Her work at Modern Art Oxford, however, takes a bold step away from a previously distanced relationship with her audience. The welded structures sit alongside more familiar and homely objects – a worn carpet, a selection of scuffed books, an old door –
all laid out upon a blackboard stage, shaped in a cross-section of a head, from the nasal cavity down to throat. Kotátková calls this a ‘speech organ’, severing the act of speaking from personality or facial expression. The fading traces of performers’ movements are marked out in chalk – a literal depiction of their ‘going through the motions’. The performer lets a steel ring drop to the floor; its echo reverberates around the room. She is indifferent and still, once again. There is a Kafkaesque futility in her attempts to make sense of her surroundings, to articulate herself, through equally absurd actions. These repetitive, awkward and – despite their peculiarity – understated exchanges between object, action and actor mediate a bleak outlook on the internalized struggle of our everyday condition. It’s a struggle that is unglorified, banal.
This sense of internal monologue is as important to the experience of the work as it is its narrative. You cannot help but be drawn into a type of metafiction: we keep up our act as audience as much as the performer does hers, politely complying with the conventions of the gallery space. The exhibition’s linchpin is in the middle gallery, where a lecture performance explores the topic of radical narration, based on a script written by Kotátková’s father, a former professor of philosophy. We continue our role as spectators, quietly listening to a somewhat dry narrative about storytelling based on the works and theories of Balzac, Borges and Beckett. However, the delivery is continually rudely interrupted by audacious audience members. The stooges shout out their own comments on the narrative, often, it seems, in dialogue with the actual authors themselves. And so Kotátková draws radical narration into the gallery space, into the creation of the work itself.
Elsewhere, carefully arranged tableaux in vitrines present meticulously cut pictures collaged from old magazines and textbooks – children playing, housewives at work, animals, odd limbs – all tied together with Kotátková’s characteristically intrusive white rope lines. A pin spears through the eye of a pelican, clasping it in place. There is an indifference to the cruelty that the artist creates in these vitrines, perhaps a quiet acceptance of its omnipotence throughout society.
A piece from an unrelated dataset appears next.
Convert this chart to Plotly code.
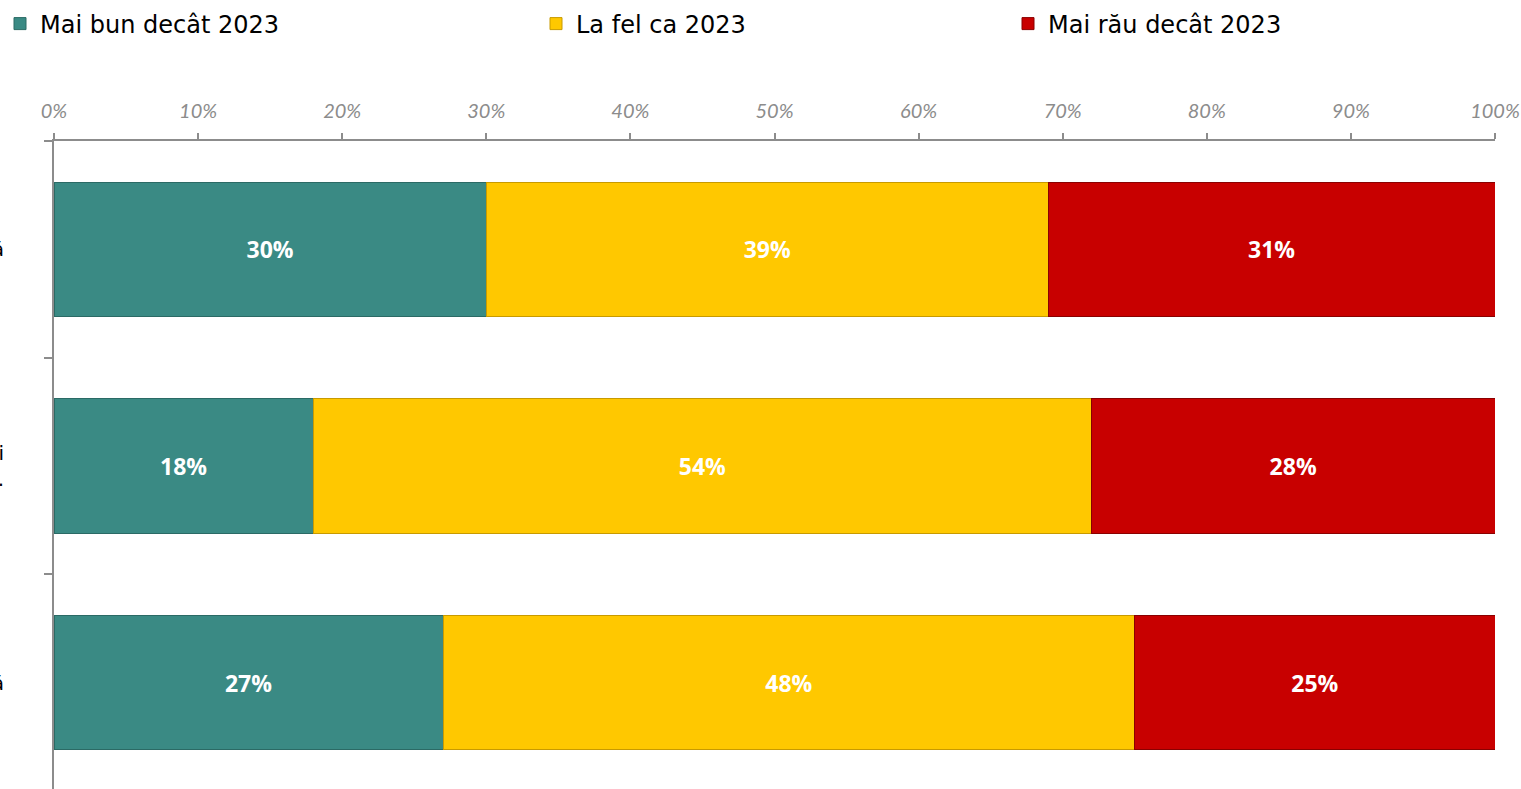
import plotly.graph_objects as go

categories = ["Situația economică în țară", "Bunăstarea familiei<br>dvs.", "Viața personală"]
series_names = ["Mai bun decât 2023", "La fel ca 2023", "Mai rău decât 2023"]
better = [30, 18, 27]
same = [39, 54, 48]
worse = [31, 28, 25]
tick_vals = [0, 10, 20, 30, 40, 50, 60, 70, 80, 90, 100]
tick_text = ["0%", "10%", "20%", "30%", "40%", "50%", "60%", "70%", "80%", "90%", "100%"]

colors = ["#3A8A84", "#FFC800", "#C80000"]
line_colors = ["#2B6A65", "#C89A00", "#8A0000"]
legends = ["legend", "legend2", "legend3"]

fig = go.Figure()
for name, vals, c, lc, lg in zip(series_names, [better, same, worse], colors, line_colors, legends):
    fig.add_trace(go.Bar(
        y=categories, x=vals, name=name, orientation="h",
        marker=dict(color=c, line=dict(color=lc, width=1)),
        text=[f"{v}%" for v in vals], textposition="inside",
        insidetextanchor="middle", textangle=0, constraintext="none",
        textfont=dict(family="Open Sans", size=23, color="white", weight="bold"),
        legend=lg, hoverinfo="skip", showlegend=True,
    ))

W, H = 1521, 789
L, R, T, B = 54, 26, 141, 0


def cx(p):
    return p / W


def cy(p):
    return 1 - p / H


legend_font = dict(family="DejaVu Sans", size=24, color="#000000")
common = dict(orientation="h", yanchor="middle", xanchor="left", font=legend_font,
              bgcolor="rgba(0,0,0,0)", itemwidth=30, xref="container", yref="container",
              visible=True)
fig.update_layout(
    width=W, height=H, showlegend=True,
    margin=dict(l=L, r=R, t=T, b=B, pad=0, autoexpand=False),
    barmode="stack", bargap=0.38,
    plot_bgcolor="white", paper_bgcolor="white",
    legend=dict(x=0, y=cy(24), **common),
    legend2=dict(x=cx(576 - 40), y=cy(24), **common),
    legend3=dict(x=cx(1048 - 40), y=cy(24), **common),
    xaxis=dict(
        side="top", range=[0, 100], tickvals=tick_vals, ticktext=tick_text,
        showgrid=False, zeroline=False, showline=True, linecolor="#8C8C8C", linewidth=2,
        ticks="outside", ticklen=6, tickcolor="#8C8C8C", tickwidth=2,
        tickfont=dict(family="Lato", size=20, color="#8C8C8C", style="italic"),
        ticklabelstandoff=7, automargin=False,
    ),
    yaxis=dict(
        range=[2.49, -0.5], showgrid=False, showline=True, linecolor="#8C8C8C", linewidth=2,
        ticks="outside", ticklen=8, tickcolor="#8C8C8C", tickwidth=2, tickson="boundaries",
        tickfont=dict(family="DejaVu Sans", size=20, color="#000000"),
        ticklabelstandoff=44, automargin=False,
    ),
)

fig.write_html(
    "out.html",
    config={"displayModeBar": False},
    post_script="document.body.style.margin='0';document.body.style.overflow='hidden';",
)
To return to the analogy of S&M, its namesake the Marquis de Sade is an apt starting point for understanding the complex narratives of societal control at play in Kotátková’s work. An advocate of extreme freedom, De Sade rejected all of the mechanisms of control that Kotátková’s work addresses. He led a life true to his philosophy, and was inevitably imprisoned. It is exactly this impotence that ‘The Storyteller’s Inadequacy’ portrays; the struggle to articulate independent thought and, moreover, the struggle to act on that articulation. Whilst Kotátková’s past work has dealt with specific types of institutionalization, this exhibition can be read from a more potent perspective. It confronts a more widespread societal malaise, wherein we are moulded by, and dependent on, the very conventions that hinder our ability to think, speak and act independently. Here, Kotátková suggests that even the things we take for granted – our ability to speak, to articulate – are thrown into question by societal conditioning.